_To do_. Every line of the material below should be repeated exactly.

-- Start Data section --

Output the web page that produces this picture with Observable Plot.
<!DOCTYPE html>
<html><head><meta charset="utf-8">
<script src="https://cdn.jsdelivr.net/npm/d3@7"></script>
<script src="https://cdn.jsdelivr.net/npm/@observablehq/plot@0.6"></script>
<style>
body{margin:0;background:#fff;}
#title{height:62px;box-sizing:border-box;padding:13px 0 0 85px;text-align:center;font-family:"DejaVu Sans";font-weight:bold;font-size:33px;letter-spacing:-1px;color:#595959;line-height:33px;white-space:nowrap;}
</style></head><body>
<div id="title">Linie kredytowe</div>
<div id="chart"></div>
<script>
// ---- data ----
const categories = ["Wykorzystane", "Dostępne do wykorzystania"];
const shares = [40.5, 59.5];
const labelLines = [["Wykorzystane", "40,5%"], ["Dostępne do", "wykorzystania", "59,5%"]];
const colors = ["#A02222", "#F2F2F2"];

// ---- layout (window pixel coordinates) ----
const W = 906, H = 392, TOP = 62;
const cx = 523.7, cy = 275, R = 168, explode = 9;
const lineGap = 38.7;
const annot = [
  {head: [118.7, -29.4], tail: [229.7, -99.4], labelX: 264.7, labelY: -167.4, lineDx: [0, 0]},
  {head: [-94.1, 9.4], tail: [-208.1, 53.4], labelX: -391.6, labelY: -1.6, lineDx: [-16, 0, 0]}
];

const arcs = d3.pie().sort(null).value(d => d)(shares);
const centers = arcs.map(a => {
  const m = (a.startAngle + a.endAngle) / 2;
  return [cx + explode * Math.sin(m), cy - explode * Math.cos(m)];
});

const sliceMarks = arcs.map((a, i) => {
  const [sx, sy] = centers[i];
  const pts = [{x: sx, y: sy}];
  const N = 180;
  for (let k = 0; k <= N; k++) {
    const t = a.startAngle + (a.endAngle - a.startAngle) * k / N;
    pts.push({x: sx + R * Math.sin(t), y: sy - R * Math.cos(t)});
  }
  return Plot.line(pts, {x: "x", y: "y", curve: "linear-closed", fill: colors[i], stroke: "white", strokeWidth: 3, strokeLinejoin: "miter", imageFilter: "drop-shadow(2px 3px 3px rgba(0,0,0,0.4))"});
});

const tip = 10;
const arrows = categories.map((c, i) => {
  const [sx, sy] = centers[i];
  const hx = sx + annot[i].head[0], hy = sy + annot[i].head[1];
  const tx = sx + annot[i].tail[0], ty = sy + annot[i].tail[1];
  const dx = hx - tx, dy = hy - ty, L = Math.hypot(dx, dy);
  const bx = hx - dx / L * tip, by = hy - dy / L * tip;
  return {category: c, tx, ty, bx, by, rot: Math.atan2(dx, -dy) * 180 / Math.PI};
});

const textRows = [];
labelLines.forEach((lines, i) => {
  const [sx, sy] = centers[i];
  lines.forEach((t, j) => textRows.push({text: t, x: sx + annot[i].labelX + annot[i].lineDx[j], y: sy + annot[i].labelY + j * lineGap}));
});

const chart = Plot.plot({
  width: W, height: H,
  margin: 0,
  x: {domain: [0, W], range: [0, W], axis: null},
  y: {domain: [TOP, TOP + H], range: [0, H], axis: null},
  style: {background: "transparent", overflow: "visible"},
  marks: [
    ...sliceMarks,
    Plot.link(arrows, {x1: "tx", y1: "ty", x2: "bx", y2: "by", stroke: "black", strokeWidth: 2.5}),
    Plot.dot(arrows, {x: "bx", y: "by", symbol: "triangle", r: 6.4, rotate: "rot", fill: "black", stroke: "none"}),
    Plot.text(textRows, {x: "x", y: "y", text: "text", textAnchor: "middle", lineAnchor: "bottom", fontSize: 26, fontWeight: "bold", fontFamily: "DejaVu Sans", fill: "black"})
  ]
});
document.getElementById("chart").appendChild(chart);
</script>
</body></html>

-- End Data section --

_Solution for this exercise_.
Output the web page that produces this picture with Observable Plot.
<!DOCTYPE html>
<html><head><meta charset="utf-8">
<script src="https://cdn.jsdelivr.net/npm/d3@7"></script>
<script src="https://cdn.jsdelivr.net/npm/@observablehq/plot@0.6"></script>
<style>
body{margin:0;background:#fff;}
#title{height:62px;box-sizing:border-box;padding:13px 0 0 85px;text-align:center;font-family:"DejaVu Sans";font-weight:bold;font-size:33px;letter-spacing:-1px;color:#595959;line-height:33px;white-space:nowrap;}
</style></head><body>
<div id="title">Linie kredytowe</div>
<div id="chart"></div>
<script>
// ---- data ----
const categories = ["Wykorzystane", "Dostępne do wykorzystania"];
const shares = [40.5, 59.5];
const labelLines = [["Wykorzystane", "40,5%"], ["Dostępne do", "wykorzystania", "59,5%"]];
const colors = ["#A02222", "#F2F2F2"];

// ---- layout (window pixel coordinates) ----
const W = 906, H = 392, TOP = 62;
const cx = 523.7, cy = 275, R = 168, explode = 9;
const lineGap = 38.7;
const annot = [
  {head: [118.7, -29.4], tail: [229.7, -99.4], labelX: 264.7, labelY: -167.4, lineDx: [0, 0]},
  {head: [-94.1, 9.4], tail: [-208.1, 53.4], labelX: -391.6, labelY: -1.6, lineDx: [-16, 0, 0]}
];

const arcs = d3.pie().sort(null).value(d => d)(shares);
const centers = arcs.map(a => {
  const m = (a.startAngle + a.endAngle) / 2;
  return [cx + explode * Math.sin(m), cy - explode * Math.cos(m)];
});

const sliceMarks = arcs.map((a, i) => {
  const [sx, sy] = centers[i];
  const pts = [{x: sx, y: sy}];
  const N = 180;
  for (let k = 0; k <= N; k++) {
    const t = a.startAngle + (a.endAngle - a.startAngle) * k / N;
    pts.push({x: sx + R * Math.sin(t), y: sy - R * Math.cos(t)});
  }
  return Plot.line(pts, {x: "x", y: "y", curve: "linear-closed", fill: colors[i], stroke: "white", strokeWidth: 3, strokeLinejoin: "miter", imageFilter: "drop-shadow(2px 3px 3px rgba(0,0,0,0.4))"});
});

const tip = 10;
const arrows = categories.map((c, i) => {
  const [sx, sy] = centers[i];
  const hx = sx + annot[i].head[0], hy = sy + annot[i].head[1];
  const tx = sx + annot[i].tail[0], ty = sy + annot[i].tail[1];
  const dx = hx - tx, dy = hy - ty, L = Math.hypot(dx, dy);
  const bx = hx - dx / L * tip, by = hy - dy / L * tip;
  return {category: c, tx, ty, bx, by, rot: Math.atan2(dx, -dy) * 180 / Math.PI};
});

const textRows = [];
labelLines.forEach((lines, i) => {
  const [sx, sy] = centers[i];
  lines.forEach((t, j) => textRows.push({text: t, x: sx + annot[i].labelX + annot[i].lineDx[j], y: sy + annot[i].labelY + j * lineGap}));
});

const chart = Plot.plot({
  width: W, height: H,
  margin: 0,
  x: {domain: [0, W], range: [0, W], axis: null},
  y: {domain: [TOP, TOP + H], range: [0, H], axis: null},
  style: {background: "transparent", overflow: "visible"},
  marks: [
    ...sliceMarks,
    Plot.link(arrows, {x1: "tx", y1: "ty", x2: "bx", y2: "by", stroke: "black", strokeWidth: 2.5}),
    Plot.dot(arrows, {x: "bx", y: "by", symbol: "triangle", r: 6.4, rotate: "rot", fill: "black", stroke: "none"}),
    Plot.text(textRows, {x: "x", y: "y", text: "text", textAnchor: "middle", lineAnchor: "bottom", fontSize: 26, fontWeight: "bold", fontFamily: "DejaVu Sans", fill: "black"})
  ]
});
document.getElementById("chart").appendChild(chart);
</script>
</body></html>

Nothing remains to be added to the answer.